Fortunately, that’s already started to change, as a new wave of operators integrates AI to run smarter, faster, and more responsive portfolios. The results speak for themselves: improved tenant experience, tighter cost control, and stronger portfolio performance.

At a commercial office park in Johannesburg under our management, for example, AI has already taken over the admin grind. Instead of chasing paper trails, property teams now rely on automated systems to handle maintenance requests, send levy statements, and escalate unresolved issues. Tenants get levy statements via WhatsApp. Urgent repairs are flagged and escalated instantly. Maintenance tickets don’t sit in email trails; they’re logged and actioned in real time.

The result: quicker turnarounds, fewer delays, and happier tenants. Importantly, AI hasn’t replaced human expertise, it’s enhanced it. With less time wasted on routine tasks, property teams at the office park can focus on what matters: building and maintaining relationships, staying compliant, and driving asset performance.

Instead of scaling headcount to match portfolio growth, this approach uses smart systems to do more with less, allowing landlords to improve occupancy rates, extend lease terms, and lower operational costs.

Tenants benefit from faster resolutions and better communication. And outsourced asset managers gain real-time visibility and insights to reduce risk and optimise performance.

Better buildings, better business

With most commercial stock built 30 to 40 years ago, building systems aren’t always equipped for modern demands. AI helps bridge that gap, by predicting faults to reduce downtime, identifying inefficiencies, and optimising HVAC performance to maintain a comfortable, healthy, and energy-efficient indoor environment. Which, in turn, improves the portfolio’s bottom line.

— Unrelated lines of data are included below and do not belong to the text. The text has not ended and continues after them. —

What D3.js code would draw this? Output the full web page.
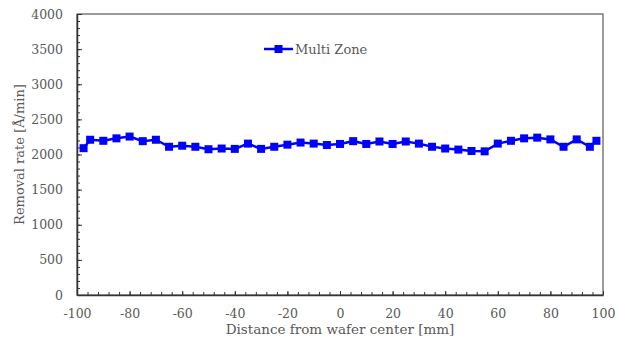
<!DOCTYPE html>
<html><head><meta charset="utf-8">
<script src="https://cdn.jsdelivr.net/npm/d3@7"></script>
<style>body{margin:0;background:#fff}svg{display:block}</style>
</head><body>
<svg id="c" width="628" height="344"></svg>
<script>
const positions = [-97.5,-95,-90,-85,-80,-75,-70,-65,-60,-55,-50,-45,-40,-35,-30,-25,-20,-15,-10,-5,0,5,10,15,20,25,30,35,40,45,50,55,60,65,70,75,80,85,90,95,97.5];
const removalRate = [2090,2210,2195,2230,2255,2190,2210,2110,2125,2110,2075,2085,2080,2155,2080,2110,2140,2170,2155,2135,2150,2190,2150,2185,2150,2185,2155,2110,2085,2070,2050,2045,2155,2195,2230,2240,2215,2110,2215,2110,2195];
const xTicks = [-100,-80,-60,-40,-20,0,20,40,60,80,100];
const yTicks = [0,500,1000,1500,2000,2500,3000,3500,4000];
const seriesName = "Multi Zone";

const svg = d3.select("#c");
const L=77,R=603,T=14,B=295;
const x = d3.scaleLinear().domain([-100,100]).range([L,R]);
const y = d3.scaleLinear().domain([0,4000]).range([B,T]);
const font = "DejaVu Serif";
const txt = "#595959";

// frame
svg.append("rect").attr("x",L).attr("y",T).attr("width",R-L).attr("height",B-T)
  .attr("fill","none").attr("stroke","#595959").attr("stroke-width",1.2);

// x axis
const xMinor = d3.range(-100,101,4);
const gx = svg.append("g").attr("transform",`translate(0,${B})`)
  .call(d3.axisBottom(x).tickValues(xMinor).tickSizeInner(-3).tickSizeOuter(0).tickFormat(""));
gx.select(".domain").attr("stroke","#333").attr("stroke-width",1.5);
gx.selectAll(".tick line").attr("stroke","#333");
const gx2 = svg.append("g").attr("transform",`translate(0,${B})`)
  .call(d3.axisBottom(x).tickValues(xTicks).tickSizeInner(-4).tickSizeOuter(0).tickPadding(14).tickFormat(d=>String(d)));
gx2.select(".domain").remove();
gx2.selectAll(".tick line").attr("stroke","#333");
gx2.selectAll("text").attr("font-family",font).attr("font-size",12.5).attr("fill",txt);

// y axis
const yMinor = d3.range(0,4001,100);
const gy = svg.append("g").attr("transform",`translate(${L},0)`)
  .call(d3.axisLeft(y).tickValues(yMinor).tickSizeInner(-3).tickSizeOuter(0).tickFormat(""));
gy.select(".domain").attr("stroke","#333").attr("stroke-width",1.5);
gy.selectAll(".tick line").attr("stroke","#333");
const gy2 = svg.append("g").attr("transform",`translate(${L},0)`)
  .call(d3.axisLeft(y).tickValues(yTicks).tickSizeInner(-5).tickSizeOuter(0).tickPadding(14).tickFormat(d=>String(d)));
gy2.select(".domain").remove();
gy2.selectAll(".tick line").attr("stroke","#333");
gy2.selectAll("text").attr("font-family",font).attr("font-size",12.5).attr("fill",txt);

// titles
svg.append("text").attr("x",(L+R)/2).attr("y",334).attr("text-anchor","middle")
  .attr("font-family",font).attr("font-size",13.5).attr("fill",txt).text("Distance from wafer center [mm]");
svg.append("text").attr("transform",`translate(24,${(T+B)/2}) rotate(-90)`).attr("text-anchor","middle")
  .attr("font-family",font).attr("font-size",13).attr("fill",txt).text("Removal rate [Å/min]");

// series
const data = positions.map((p,i)=>({x:p,y:removalRate[i]}));
const blue = "#0000ff";
svg.append("path").datum(data).attr("fill","none").attr("stroke",blue).attr("stroke-width",2.5)
  .attr("d",d3.line().x(d=>x(d.x)).y(d=>y(d.y)));
const ms = 8;
svg.selectAll("rect.m").data(data).join("rect").attr("class","m")
  .attr("x",d=>x(d.x)-ms/2).attr("y",d=>y(d.y)-ms/2).attr("width",ms).attr("height",ms).attr("fill",blue);

// legend
const lg = svg.append("g").attr("transform","translate(264,49)");
lg.append("line").attr("x1",0).attr("x2",29).attr("y1",0).attr("y2",0).attr("stroke",blue).attr("stroke-width",2.5);
lg.append("rect").attr("x",10.5).attr("y",-4).attr("width",8).attr("height",8).attr("fill",blue);
lg.append("text").attr("x",31).attr("y",4.5).attr("font-family",font).attr("font-size",13).attr("fill",txt).text(seriesName);
</script>
</body></html>
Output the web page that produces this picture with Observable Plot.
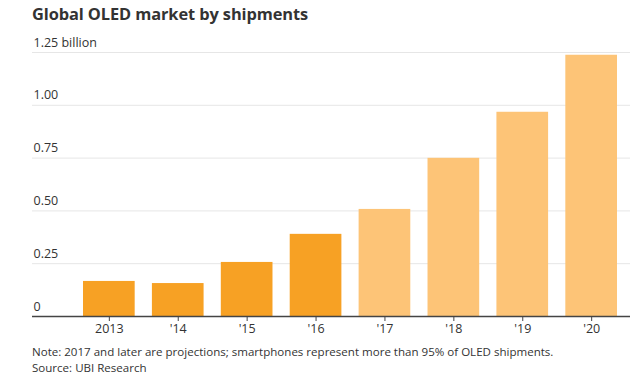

In fact, McKinsey estimates AI could reduce energy spend and emissions by 10–20% across commercial real estate (CRE) portfolios.

But the real value lies in how this tech changes behaviour. Landlords aren’t just cutting costs, they’re seeing lease renewals, boosting occupancy, and delivering a more competitive tenant experience. Asset managers are making sharper decisions based on real-time insights, not outdated reports.

And, while intelligent operations are currently providing a competitive edge, a recent Building Engines/BOMA survey found nearly all CRE professionals plan to maintain or increase investment in AI and sustainability technology, suggesting it’s moving towards a requirement in commercial property portfolios.

Setting a new benchmark

Large property management firms have dominated the commercial space for decades. But scale hasn’t always equated great service, so tenants feel like just a number, and landlords are stuck with slow, inflexible processes.

Property managers with a hands-on, tech-enabled model are flipping that script, by combining intelligent systems with sharp operational execution. They’re proving that you don’t need more headcount to scale, but rather better systems, tighter oversight, and faster feedback loops.

With landlords under pressure to control costs, retain hybrid-working tenants, and demonstrate meaningful sustainability outcomes, old ways of working are no longer cutting it. Those slow to adopt AI risk falling behind competitors offering faster, smarter service more cost-effectively. In a market where delayed repairs or compliance failures can kill deals, efficiency is everything.

The future of property management won’t be defined by who has the most buildings. It’ll be defined by who manages them best. Ultimately, AI is not just a tool, but a platform for a smarter, resilient commercial property future. Those who adopt the tech today are already leading the next wave in real estate management.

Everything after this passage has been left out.